You know leftists have a truly losing argument if they can't even summon Ruth Bader Ginsburg's help in a Supreme Court case. The absolutely astounding thing is, the losers in the case, oblivious to Constitutional principles, are Ivy-league law professors. You can't make this stuff up.
Last week, it pleased the court to hear Rumsfeld v. Forum for Academic and Institutional Rights (FAIR). Since Vietnam, the federal government has told campuses that they must allow military recruiters all the privileges of other campus recruiters if it wants federal funding for research. Recently, law schools have tested this rule and eventually backed down after the hundreds of millions of dollars campuses received were threatened. So they brought suit, and a confused lower court ruled in their (FAIR's) favor.
Audio of the proceedings was recently released to the public, and it is a good listen if you've got a spare hour.
What it boils down to is this: following the reasoning of the law schools on this case (that schools should be able to bar whoover they want but keep federal funds), all Title 9, affirmative action and discrimination-fighting measures applicable to schools would be thrown out the window. If the court would treat this as a free-speech issue for campuses (forcing the federal government to let universities compete for grants by striking the Solomon amendment under the unconstitutional conditions doctrine), schools that wanted to discriminate based on race, gender, or any other matter would have free reign.

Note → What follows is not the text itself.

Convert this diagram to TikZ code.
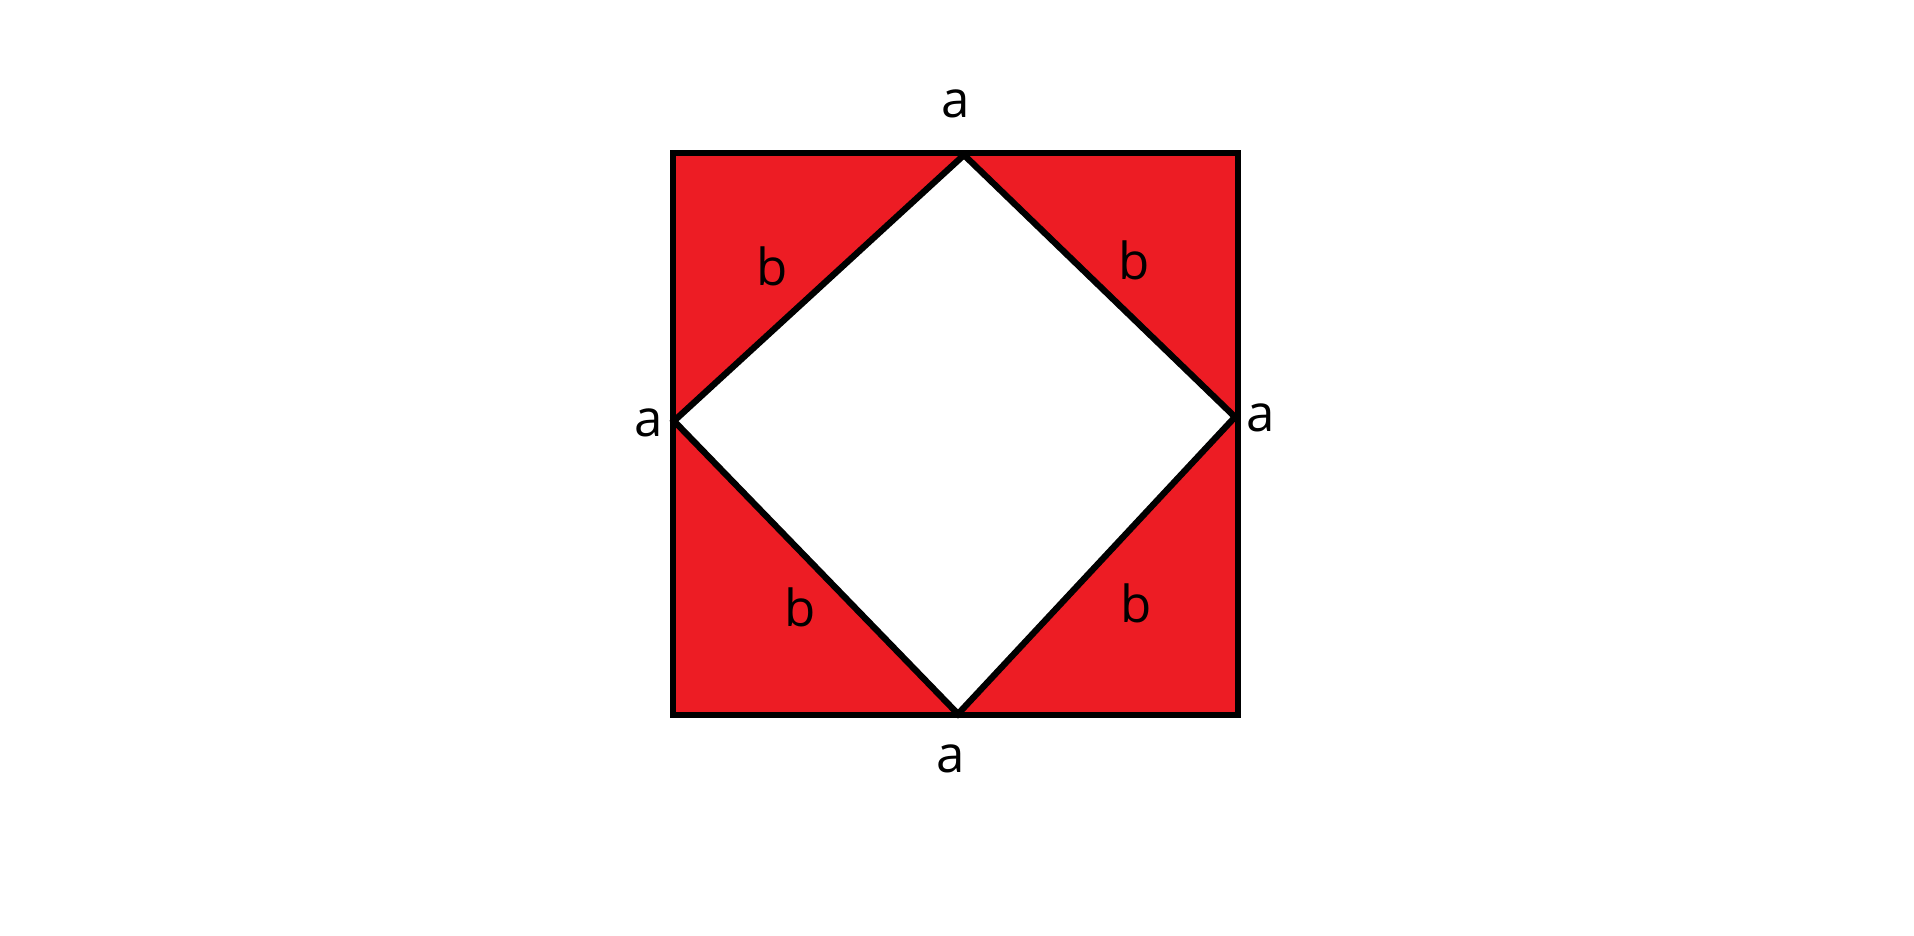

There is no law against having the view that races should not mix. There is a law that says if you enforce those policies on a campus, you are not eligible for funding from taxpayers. And law schools want to undo this principle.
The other crazy paradox: Congress has an expressed Constitutional interest in providing for an army, right there is article I, section 8. Nobody has yet found the clause requiring federal funding for education.
The Weekly Standard puts it best:
Therefore--the law schools' mindbogglingly illogical argument proceeds--the government is constitutionally required to let universities actively obstruct the Pentagon's on-campus volunteer-force recruitment campaign, free from the "crisis of conscience" that a threatened financial penalty might inspire. This, even though no one disputes the fact that the government could, if it wanted to, forcibly conscript every law student in the land without ever having spent a single dime on higher education.
The scary thing is, this case wasn't hatched by a crackpot like Cindy Sheehan or Howard Dean. This was instigated and guided by law professors. At Ivy league schools. These people are supposedly training "the best and brightest" and their own phony ideas will likely be utterly rejected by an 8-1 or 9-0 decision.
Keep your eye on this case, Rumsfeld v. Forum for Academic and Institutional Rights, because it was big news last fall but will hardly be mentioned in papers when decided next spring because it is such an open-and-shut rebuke of liberal shitheadedness.
UPDATE:
The absurdity continues.
Harvard University and Georgetown University object to military recruiters at their law schools because the military supposedly discriminated against gays with the "don't ask, don't tell" policy. What would you think would be their response to an organization that wants them to set up a new center excusing regimes that has an "ask and behead" policy?
That's right, liberals would gladly take the $20 an run. When Saudis want these universities to legitimize their oppression in the name of cultural diversity, universities jump at the chance. Again from the National Review: "While Harvard professors may backslap themselves for protecting homosexuals and their peers from a full choice of careers, it is unfortunate that they welcome cash from a family which denies visas solely on the basis of religion. Jews need not apply."